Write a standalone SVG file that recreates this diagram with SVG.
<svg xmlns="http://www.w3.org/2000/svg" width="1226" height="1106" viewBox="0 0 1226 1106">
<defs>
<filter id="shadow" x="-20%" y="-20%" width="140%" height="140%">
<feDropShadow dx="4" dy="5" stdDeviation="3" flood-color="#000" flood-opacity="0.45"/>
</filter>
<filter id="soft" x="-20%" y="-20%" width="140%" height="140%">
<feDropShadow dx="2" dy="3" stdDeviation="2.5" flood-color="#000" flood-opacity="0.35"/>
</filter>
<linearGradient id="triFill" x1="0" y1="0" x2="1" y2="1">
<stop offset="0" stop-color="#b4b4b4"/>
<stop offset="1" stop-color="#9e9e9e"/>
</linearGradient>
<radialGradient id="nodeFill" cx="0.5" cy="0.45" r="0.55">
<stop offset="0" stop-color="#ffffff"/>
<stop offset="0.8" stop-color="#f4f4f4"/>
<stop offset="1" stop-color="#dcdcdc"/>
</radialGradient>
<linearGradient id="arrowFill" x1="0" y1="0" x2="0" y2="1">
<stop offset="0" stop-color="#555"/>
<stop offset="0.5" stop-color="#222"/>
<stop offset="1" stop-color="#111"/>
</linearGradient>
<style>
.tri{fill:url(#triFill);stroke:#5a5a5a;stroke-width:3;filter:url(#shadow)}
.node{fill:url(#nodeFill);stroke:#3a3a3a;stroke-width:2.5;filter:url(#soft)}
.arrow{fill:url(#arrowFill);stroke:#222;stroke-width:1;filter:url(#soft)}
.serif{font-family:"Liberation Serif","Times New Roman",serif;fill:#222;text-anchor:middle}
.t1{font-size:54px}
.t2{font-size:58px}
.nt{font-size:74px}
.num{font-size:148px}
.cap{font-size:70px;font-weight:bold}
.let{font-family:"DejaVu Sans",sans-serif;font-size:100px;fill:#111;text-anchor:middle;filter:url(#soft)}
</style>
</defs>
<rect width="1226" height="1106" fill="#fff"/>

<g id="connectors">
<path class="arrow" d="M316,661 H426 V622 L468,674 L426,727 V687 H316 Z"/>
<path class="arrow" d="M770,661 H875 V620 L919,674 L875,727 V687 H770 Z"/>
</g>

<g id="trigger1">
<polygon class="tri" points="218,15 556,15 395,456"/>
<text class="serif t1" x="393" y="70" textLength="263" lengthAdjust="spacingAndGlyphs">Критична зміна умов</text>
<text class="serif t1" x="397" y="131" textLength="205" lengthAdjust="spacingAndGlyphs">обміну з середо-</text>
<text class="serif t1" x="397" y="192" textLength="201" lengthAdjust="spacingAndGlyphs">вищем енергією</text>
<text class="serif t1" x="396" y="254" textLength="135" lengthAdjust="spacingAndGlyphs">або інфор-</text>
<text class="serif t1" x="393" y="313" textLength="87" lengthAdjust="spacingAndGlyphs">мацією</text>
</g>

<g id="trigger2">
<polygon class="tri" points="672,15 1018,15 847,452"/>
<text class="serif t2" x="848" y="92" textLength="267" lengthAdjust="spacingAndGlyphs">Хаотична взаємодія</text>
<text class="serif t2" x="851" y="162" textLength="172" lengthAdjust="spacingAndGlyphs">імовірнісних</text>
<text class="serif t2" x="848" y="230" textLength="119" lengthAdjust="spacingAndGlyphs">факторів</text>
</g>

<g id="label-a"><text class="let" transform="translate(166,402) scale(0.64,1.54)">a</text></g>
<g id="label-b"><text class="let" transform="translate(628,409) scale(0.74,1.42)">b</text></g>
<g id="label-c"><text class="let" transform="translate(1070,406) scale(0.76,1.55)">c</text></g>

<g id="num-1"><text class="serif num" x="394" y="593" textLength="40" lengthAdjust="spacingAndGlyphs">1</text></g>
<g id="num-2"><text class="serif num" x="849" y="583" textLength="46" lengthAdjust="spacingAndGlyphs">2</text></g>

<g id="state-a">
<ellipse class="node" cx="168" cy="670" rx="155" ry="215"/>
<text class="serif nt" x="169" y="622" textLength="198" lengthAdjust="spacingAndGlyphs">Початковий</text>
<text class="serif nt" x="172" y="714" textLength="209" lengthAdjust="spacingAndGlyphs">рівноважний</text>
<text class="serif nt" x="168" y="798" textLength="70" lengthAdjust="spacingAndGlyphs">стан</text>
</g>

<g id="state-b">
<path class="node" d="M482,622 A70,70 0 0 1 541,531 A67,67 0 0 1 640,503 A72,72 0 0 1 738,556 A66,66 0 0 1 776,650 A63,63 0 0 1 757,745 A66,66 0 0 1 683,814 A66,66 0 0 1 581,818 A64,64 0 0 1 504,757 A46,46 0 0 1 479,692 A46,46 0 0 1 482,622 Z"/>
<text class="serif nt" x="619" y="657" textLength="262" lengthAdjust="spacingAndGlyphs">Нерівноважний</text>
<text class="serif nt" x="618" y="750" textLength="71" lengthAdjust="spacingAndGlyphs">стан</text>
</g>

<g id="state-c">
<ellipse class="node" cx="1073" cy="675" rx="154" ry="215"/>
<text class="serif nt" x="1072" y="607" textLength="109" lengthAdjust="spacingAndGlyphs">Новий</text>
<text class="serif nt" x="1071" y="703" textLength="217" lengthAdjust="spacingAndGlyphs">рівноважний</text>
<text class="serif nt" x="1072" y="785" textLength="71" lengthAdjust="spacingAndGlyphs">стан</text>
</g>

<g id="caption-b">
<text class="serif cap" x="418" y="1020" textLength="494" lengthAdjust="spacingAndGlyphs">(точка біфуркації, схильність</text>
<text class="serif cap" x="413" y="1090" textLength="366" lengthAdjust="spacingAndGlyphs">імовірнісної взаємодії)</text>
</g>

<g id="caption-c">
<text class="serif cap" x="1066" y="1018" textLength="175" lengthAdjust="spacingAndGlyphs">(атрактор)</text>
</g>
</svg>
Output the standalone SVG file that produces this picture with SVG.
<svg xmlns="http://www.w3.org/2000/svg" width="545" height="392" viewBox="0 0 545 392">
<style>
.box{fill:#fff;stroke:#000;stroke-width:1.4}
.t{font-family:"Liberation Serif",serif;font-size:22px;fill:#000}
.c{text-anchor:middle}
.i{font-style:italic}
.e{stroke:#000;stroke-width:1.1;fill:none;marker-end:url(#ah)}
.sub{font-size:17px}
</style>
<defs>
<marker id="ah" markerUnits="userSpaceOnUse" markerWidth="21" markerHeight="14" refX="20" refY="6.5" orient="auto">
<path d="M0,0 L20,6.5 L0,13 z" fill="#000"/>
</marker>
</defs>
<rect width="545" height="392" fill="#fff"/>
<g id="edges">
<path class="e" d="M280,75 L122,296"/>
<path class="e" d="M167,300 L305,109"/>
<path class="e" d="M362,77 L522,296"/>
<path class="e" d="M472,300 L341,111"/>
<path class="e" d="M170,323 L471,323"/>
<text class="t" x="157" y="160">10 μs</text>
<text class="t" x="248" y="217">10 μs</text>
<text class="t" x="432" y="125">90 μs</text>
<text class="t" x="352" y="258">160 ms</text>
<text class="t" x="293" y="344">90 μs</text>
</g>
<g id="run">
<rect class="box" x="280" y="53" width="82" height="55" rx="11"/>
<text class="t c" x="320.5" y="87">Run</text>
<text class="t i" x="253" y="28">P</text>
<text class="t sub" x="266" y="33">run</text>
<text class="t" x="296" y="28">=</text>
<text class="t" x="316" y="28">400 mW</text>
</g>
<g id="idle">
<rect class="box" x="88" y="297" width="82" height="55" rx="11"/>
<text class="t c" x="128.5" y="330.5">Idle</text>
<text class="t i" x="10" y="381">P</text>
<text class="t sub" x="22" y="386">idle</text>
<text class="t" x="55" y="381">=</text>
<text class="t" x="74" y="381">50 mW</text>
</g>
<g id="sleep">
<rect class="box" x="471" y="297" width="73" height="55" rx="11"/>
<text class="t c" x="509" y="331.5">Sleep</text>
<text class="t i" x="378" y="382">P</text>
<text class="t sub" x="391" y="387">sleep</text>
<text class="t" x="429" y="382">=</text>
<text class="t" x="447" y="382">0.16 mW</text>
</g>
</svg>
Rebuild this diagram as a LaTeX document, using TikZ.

.....

Pick out all lines from the data above in which the word "with" appears.

■ **SOLUTION TO THE EXERCISE**
Write a standalone SVG file that recreates this diagram with SVG.
Output the standalone SVG file that produces this picture with SVG.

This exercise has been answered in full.